__BRIEF__
Write out the opening lines of the data word for word, up to and including the line with "(ld2) at (256,353)", and leave every picture and every later line out.

__AVAILABLE DATA__
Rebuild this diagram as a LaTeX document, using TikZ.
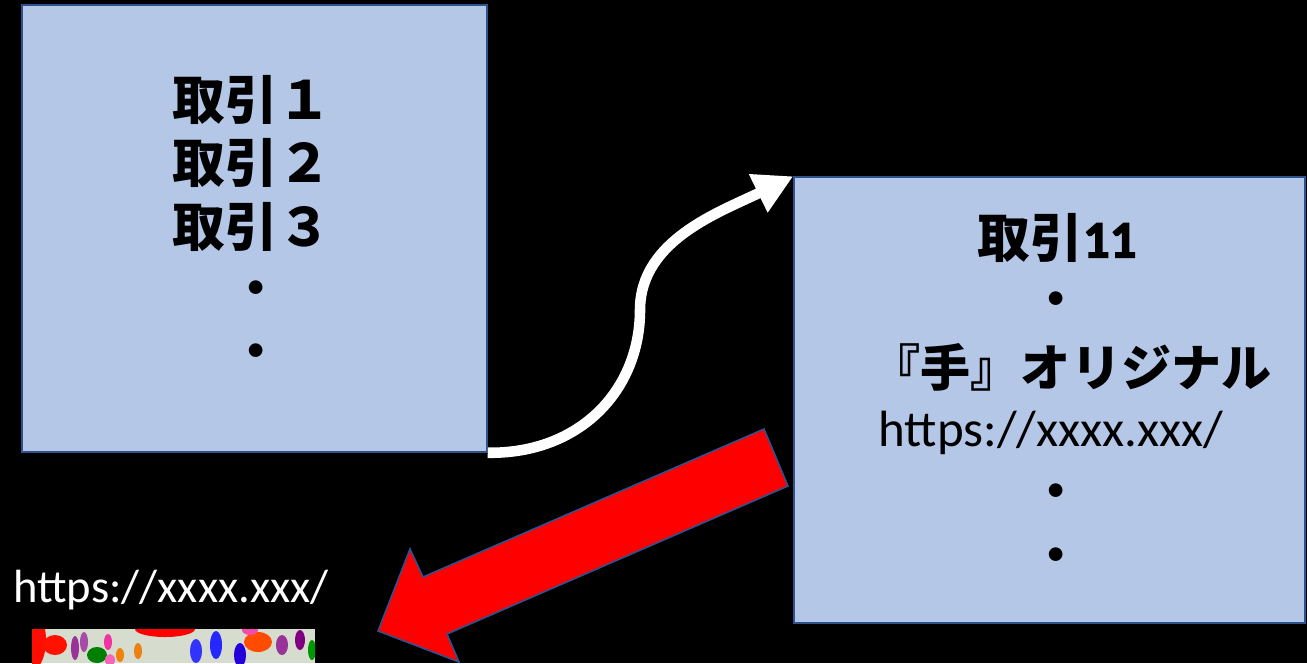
\documentclass[tikz,border=0pt]{standalone}
\usepackage{fontspec}
\setmainfont{Carlito}
\newfontfamily\jp{Noto Sans CJK JP}
\newfontfamily\numbold{Carlito}[FakeBold=2.5]
\usetikzlibrary{arrows.meta}
\definecolor{boxfill}{RGB}{180,199,231}
\definecolor{boxline}{RGB}{47,82,143}
\definecolor{photobg}{RGB}{214,220,206}

\begin{document}
\begin{tikzpicture}[x=0.02cm, y=-0.02cm,
  box/.style={draw=boxline, fill=boxfill, line width=0.9pt, inner sep=0pt},
  jp/.style={font=\jp\bfseries\fontsize{30}{36}\selectfont, inner sep=0pt},
  txt/.style={font=\fontsize{29}{34}\selectfont, inner sep=0pt},
  dot/.style={font=\fontsize{22}{26}\selectfont, inner sep=0pt},
  flow/.style={white, line width=6pt, -{Triangle[width=0.8cm, length=0.78cm]}}]
  \fill[black] (0,0) rectangle (1307,663);

  \node[box, minimum width=9.3cm, minimum height=8.94cm] (lbox) at (254.5,228.5) {};
  \node[box, minimum width=10.22cm, minimum height=8.92cm] (rbox) at (1049.5,400) {};

  \node[jp] (l1) at (252,100) {取引１};
  \node[jp] (l2) at (252,163) {取引２};
  \node[jp] (l3) at (252,227) {取引３};
  \node[dot] (ld1) at (256,290) {•};
  \node[dot] (ld2) at (256,353) {•};

  \node[jp] (r1) at (1057,238) {取引{\numbold 11}};
  \node[dot] (rd1) at (1056,301) {•};
  \node[jp, font=\jp\bfseries\fontsize{28.5}{34}\selectfont] (r2) at (1071,367) {『手』オリジナル};
  \node[txt] (rurl) at (1051,433) {https://xxxx.xxx/};
  \node[dot] (rd2) at (1056,493) {•};
  \node[dot] (rd3) at (1056,557) {•};

  \coordinate (bend) at (640,310);
  \draw[flow] (lbox.south east) .. controls (580,454) and (640,390) .. (bend)
    .. controls (640,240) and (720,212) .. (rbox.north west);

  \draw[boxline, fill=red, line width=0.9pt, line join=miter]
    (764,429) -- (788,486) -- (447,634) -- (459,662) -- (378,631)
    -- (410,549) -- (423,577) -- cycle;

  \node[txt, font=\fontsize{26.5}{32}\selectfont, white] (burl) at (171,590) {https://xxxx.xxx/};

  % photo of hand prints
  \begin{scope}
    \clip (32,629) rectangle (315,663);
    \fill[photobg] (32,629) rectangle (315,663);
    \fill[red!90!orange] (32,640) ellipse (14 and 30);
    \fill[red!85!orange] (55,645) ellipse (12 and 10);
    \fill[red] (165,629) ellipse (30 and 8);
    \fill[violet!80] (75,648) ellipse (4 and 12);
    \fill[violet!70] (84,642) ellipse (4 and 10);
    \fill[green!50!black] (97,655) ellipse (10 and 8);
    \fill[magenta!80] (108,642) ellipse (4 and 8);
    \fill[magenta!60] (110,660) ellipse (5 and 6);
    \fill[orange!80!brown] (120,655) ellipse (4 and 7);
    \fill[orange!70!brown] (138,651) ellipse (4 and 8);
    \fill[blue!80] (196,651) ellipse (6 and 12);
    \fill[blue!85] (216,645) ellipse (6 and 14);
    \fill[blue!70!violet] (240,655) ellipse (6 and 12);
    \fill[orange!60!red] (258,642) ellipse (14 and 10);
    \fill[magenta!70] (250,630) ellipse (8 and 5);
    \fill[violet!80] (282,645) ellipse (6 and 10);
    \fill[violet] (300,640) ellipse (5 and 10);
    \fill[green!60!black] (312,650) ellipse (4 and 10);
  \end{scope}
\end{tikzpicture}
\end{document}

__RESULT OF THIS TASK__
Rebuild this diagram as a LaTeX document, using TikZ.
\documentclass[tikz,border=0pt]{standalone}
\usepackage{fontspec}
\setmainfont{Carlito}
\newfontfamily\jp{Noto Sans CJK JP}
\newfontfamily\numbold{Carlito}[FakeBold=2.5]
\usetikzlibrary{arrows.meta}
\definecolor{boxfill}{RGB}{180,199,231}
\definecolor{boxline}{RGB}{47,82,143}
\definecolor{photobg}{RGB}{214,220,206}

\begin{document}
\begin{tikzpicture}[x=0.02cm, y=-0.02cm,
  box/.style={draw=boxline, fill=boxfill, line width=0.9pt, inner sep=0pt},
  jp/.style={font=\jp\bfseries\fontsize{30}{36}\selectfont, inner sep=0pt},
  txt/.style={font=\fontsize{29}{34}\selectfont, inner sep=0pt},
  dot/.style={font=\fontsize{22}{26}\selectfont, inner sep=0pt},
  flow/.style={white, line width=6pt, -{Triangle[width=0.8cm, length=0.78cm]}}]
  \fill[black] (0,0) rectangle (1307,663);

  \node[box, minimum width=9.3cm, minimum height=8.94cm] (lbox) at (254.5,228.5) {};
  \node[box, minimum width=10.22cm, minimum height=8.92cm] (rbox) at (1049.5,400) {};

  \node[jp] (l1) at (252,100) {取引１};
  \node[jp] (l2) at (252,163) {取引２};
  \node[jp] (l3) at (252,227) {取引３};
  \node[dot] (ld1) at (256,290) {•};
  \node[dot] (ld2) at (256,353) {•};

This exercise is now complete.